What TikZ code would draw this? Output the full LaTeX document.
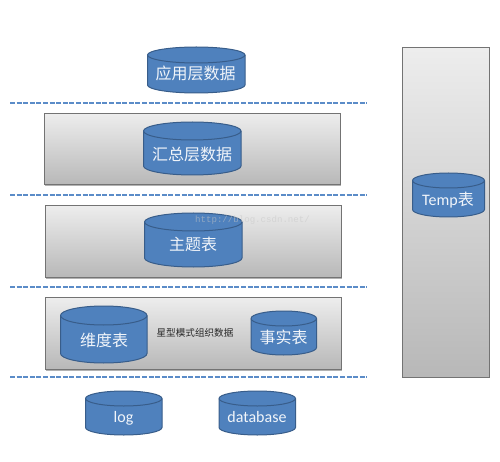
---------------
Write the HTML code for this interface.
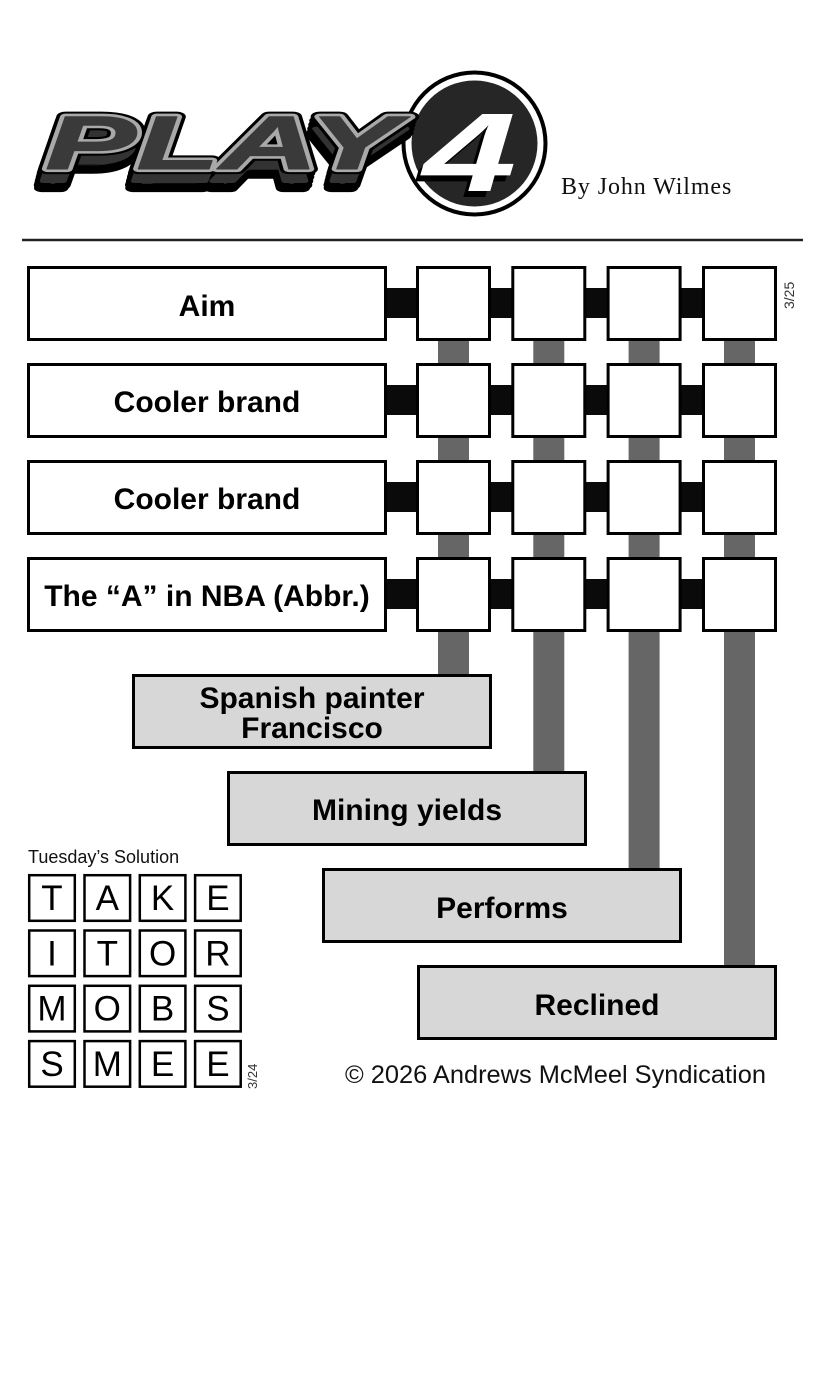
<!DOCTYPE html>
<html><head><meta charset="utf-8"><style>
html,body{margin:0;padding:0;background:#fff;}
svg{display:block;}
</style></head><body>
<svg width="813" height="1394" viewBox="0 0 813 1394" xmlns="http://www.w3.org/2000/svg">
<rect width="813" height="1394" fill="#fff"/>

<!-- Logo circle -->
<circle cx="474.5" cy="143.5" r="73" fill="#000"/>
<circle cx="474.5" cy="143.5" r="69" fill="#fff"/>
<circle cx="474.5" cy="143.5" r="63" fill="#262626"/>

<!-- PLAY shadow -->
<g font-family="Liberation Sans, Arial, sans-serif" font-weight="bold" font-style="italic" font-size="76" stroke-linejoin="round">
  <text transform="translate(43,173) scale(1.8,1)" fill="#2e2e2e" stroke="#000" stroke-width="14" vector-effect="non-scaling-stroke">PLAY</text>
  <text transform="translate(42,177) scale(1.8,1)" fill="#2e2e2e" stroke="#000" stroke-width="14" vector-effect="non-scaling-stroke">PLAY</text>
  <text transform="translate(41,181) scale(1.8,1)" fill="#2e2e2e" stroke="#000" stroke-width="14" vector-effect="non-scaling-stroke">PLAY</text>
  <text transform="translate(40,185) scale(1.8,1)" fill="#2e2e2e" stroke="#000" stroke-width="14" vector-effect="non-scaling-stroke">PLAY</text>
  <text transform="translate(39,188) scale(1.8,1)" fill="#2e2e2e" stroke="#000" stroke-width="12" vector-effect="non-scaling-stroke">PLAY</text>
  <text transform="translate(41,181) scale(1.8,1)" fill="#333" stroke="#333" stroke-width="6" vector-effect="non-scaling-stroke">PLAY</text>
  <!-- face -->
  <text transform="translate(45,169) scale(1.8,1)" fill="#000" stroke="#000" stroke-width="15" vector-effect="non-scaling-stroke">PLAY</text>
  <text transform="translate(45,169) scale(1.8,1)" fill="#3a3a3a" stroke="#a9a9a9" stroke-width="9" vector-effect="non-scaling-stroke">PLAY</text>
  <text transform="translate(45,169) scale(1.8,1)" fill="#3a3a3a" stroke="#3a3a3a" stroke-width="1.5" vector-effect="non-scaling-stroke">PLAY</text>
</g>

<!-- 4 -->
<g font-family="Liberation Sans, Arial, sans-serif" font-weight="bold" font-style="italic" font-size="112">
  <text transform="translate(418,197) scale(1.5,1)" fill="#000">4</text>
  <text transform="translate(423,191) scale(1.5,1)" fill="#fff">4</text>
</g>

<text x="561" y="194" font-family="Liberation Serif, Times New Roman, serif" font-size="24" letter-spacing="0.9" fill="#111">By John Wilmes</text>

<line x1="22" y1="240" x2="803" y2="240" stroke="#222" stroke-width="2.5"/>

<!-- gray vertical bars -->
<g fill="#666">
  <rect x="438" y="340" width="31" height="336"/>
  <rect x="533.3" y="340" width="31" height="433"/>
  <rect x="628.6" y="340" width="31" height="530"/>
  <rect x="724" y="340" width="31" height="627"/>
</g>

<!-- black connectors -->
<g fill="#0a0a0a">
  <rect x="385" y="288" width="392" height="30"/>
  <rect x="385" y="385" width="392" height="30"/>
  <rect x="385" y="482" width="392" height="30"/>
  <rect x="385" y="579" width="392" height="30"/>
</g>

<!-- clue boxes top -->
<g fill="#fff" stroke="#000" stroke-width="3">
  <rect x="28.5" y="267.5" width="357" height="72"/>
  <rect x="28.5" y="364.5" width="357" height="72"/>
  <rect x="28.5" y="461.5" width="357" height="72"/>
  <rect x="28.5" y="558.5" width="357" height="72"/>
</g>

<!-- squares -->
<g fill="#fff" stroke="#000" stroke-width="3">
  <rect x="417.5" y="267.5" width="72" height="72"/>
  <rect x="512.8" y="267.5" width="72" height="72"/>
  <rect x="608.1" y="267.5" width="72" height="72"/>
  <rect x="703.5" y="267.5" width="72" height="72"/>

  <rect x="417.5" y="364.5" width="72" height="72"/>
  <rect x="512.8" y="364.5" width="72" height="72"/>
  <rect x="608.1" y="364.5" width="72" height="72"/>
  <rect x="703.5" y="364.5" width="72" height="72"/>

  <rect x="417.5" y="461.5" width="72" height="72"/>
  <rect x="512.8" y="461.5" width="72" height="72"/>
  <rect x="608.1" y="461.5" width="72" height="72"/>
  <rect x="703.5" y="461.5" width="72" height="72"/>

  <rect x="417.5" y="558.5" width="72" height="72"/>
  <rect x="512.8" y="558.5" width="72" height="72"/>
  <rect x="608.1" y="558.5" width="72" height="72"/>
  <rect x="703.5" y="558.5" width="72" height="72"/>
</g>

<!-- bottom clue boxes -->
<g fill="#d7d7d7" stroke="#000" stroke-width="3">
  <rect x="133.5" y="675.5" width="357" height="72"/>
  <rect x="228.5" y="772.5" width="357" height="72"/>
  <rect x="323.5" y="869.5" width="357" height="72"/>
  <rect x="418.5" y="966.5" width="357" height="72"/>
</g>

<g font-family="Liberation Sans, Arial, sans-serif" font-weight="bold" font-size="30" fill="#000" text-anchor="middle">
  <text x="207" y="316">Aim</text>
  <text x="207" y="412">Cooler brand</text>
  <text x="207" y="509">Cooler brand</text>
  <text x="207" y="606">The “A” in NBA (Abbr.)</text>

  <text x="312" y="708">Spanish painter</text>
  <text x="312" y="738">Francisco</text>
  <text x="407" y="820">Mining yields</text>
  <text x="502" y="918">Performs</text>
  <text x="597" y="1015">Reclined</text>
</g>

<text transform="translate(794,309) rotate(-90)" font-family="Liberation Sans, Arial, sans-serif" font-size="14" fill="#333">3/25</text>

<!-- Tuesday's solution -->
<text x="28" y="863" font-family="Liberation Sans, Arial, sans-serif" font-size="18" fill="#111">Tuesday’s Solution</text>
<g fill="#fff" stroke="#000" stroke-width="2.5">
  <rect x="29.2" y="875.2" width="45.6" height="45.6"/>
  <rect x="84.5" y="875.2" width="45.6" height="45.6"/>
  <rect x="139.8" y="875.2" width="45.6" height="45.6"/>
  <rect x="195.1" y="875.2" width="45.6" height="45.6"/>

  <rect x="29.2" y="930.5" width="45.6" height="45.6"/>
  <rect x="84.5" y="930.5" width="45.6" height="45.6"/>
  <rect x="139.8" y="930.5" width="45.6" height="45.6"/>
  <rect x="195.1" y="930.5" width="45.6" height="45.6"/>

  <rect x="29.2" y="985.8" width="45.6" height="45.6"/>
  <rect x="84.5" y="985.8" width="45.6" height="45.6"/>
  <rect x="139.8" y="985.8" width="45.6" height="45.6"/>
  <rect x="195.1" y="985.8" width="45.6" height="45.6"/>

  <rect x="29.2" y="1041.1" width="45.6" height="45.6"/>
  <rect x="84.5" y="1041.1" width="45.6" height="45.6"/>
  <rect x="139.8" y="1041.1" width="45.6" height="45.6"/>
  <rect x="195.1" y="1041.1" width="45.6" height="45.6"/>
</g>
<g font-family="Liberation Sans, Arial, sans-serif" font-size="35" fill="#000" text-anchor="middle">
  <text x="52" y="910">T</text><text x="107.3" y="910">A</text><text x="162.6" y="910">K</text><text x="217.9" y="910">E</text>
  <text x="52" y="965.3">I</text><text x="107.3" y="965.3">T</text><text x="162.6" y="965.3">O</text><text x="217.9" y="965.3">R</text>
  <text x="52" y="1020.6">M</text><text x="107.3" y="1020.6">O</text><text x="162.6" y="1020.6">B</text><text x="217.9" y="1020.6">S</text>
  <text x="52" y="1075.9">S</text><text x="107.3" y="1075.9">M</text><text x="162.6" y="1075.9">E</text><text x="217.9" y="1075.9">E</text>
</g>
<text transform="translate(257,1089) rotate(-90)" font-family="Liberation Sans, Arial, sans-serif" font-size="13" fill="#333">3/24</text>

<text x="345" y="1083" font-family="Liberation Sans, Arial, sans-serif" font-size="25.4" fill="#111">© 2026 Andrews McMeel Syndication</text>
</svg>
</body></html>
---------------
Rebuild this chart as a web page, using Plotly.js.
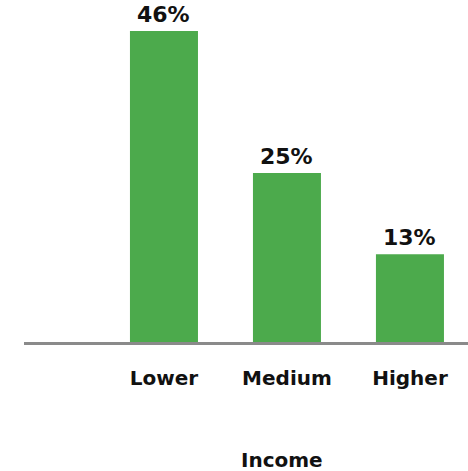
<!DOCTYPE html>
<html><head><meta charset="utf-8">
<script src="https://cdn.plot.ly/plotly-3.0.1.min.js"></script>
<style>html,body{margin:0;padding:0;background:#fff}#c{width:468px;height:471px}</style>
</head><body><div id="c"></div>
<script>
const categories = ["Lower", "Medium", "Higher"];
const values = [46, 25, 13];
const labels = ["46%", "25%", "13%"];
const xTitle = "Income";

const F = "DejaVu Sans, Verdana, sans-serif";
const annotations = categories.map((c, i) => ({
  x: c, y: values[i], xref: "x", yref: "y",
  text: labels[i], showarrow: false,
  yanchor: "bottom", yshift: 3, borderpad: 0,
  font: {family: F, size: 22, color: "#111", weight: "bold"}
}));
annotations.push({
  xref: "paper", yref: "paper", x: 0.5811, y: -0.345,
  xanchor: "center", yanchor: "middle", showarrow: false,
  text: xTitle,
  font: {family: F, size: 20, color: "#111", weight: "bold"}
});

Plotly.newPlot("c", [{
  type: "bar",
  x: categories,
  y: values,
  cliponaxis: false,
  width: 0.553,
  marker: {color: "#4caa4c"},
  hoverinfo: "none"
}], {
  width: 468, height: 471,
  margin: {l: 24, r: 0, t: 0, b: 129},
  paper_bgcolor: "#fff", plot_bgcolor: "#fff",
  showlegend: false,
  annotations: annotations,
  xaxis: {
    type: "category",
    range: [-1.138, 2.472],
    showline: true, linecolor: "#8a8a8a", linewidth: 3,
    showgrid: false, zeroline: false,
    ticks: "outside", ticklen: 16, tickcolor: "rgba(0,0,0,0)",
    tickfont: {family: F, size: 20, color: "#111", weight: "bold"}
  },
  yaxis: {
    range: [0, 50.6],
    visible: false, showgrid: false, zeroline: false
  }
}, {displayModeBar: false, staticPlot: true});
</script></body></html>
---------------
PROMPT =>
Your task is to gather all lines from the entries above that hold the word "code".

EXERCISE ANSWER =>
What TikZ code would draw this? Output the full LaTeX document.
Write the HTML code for this interface.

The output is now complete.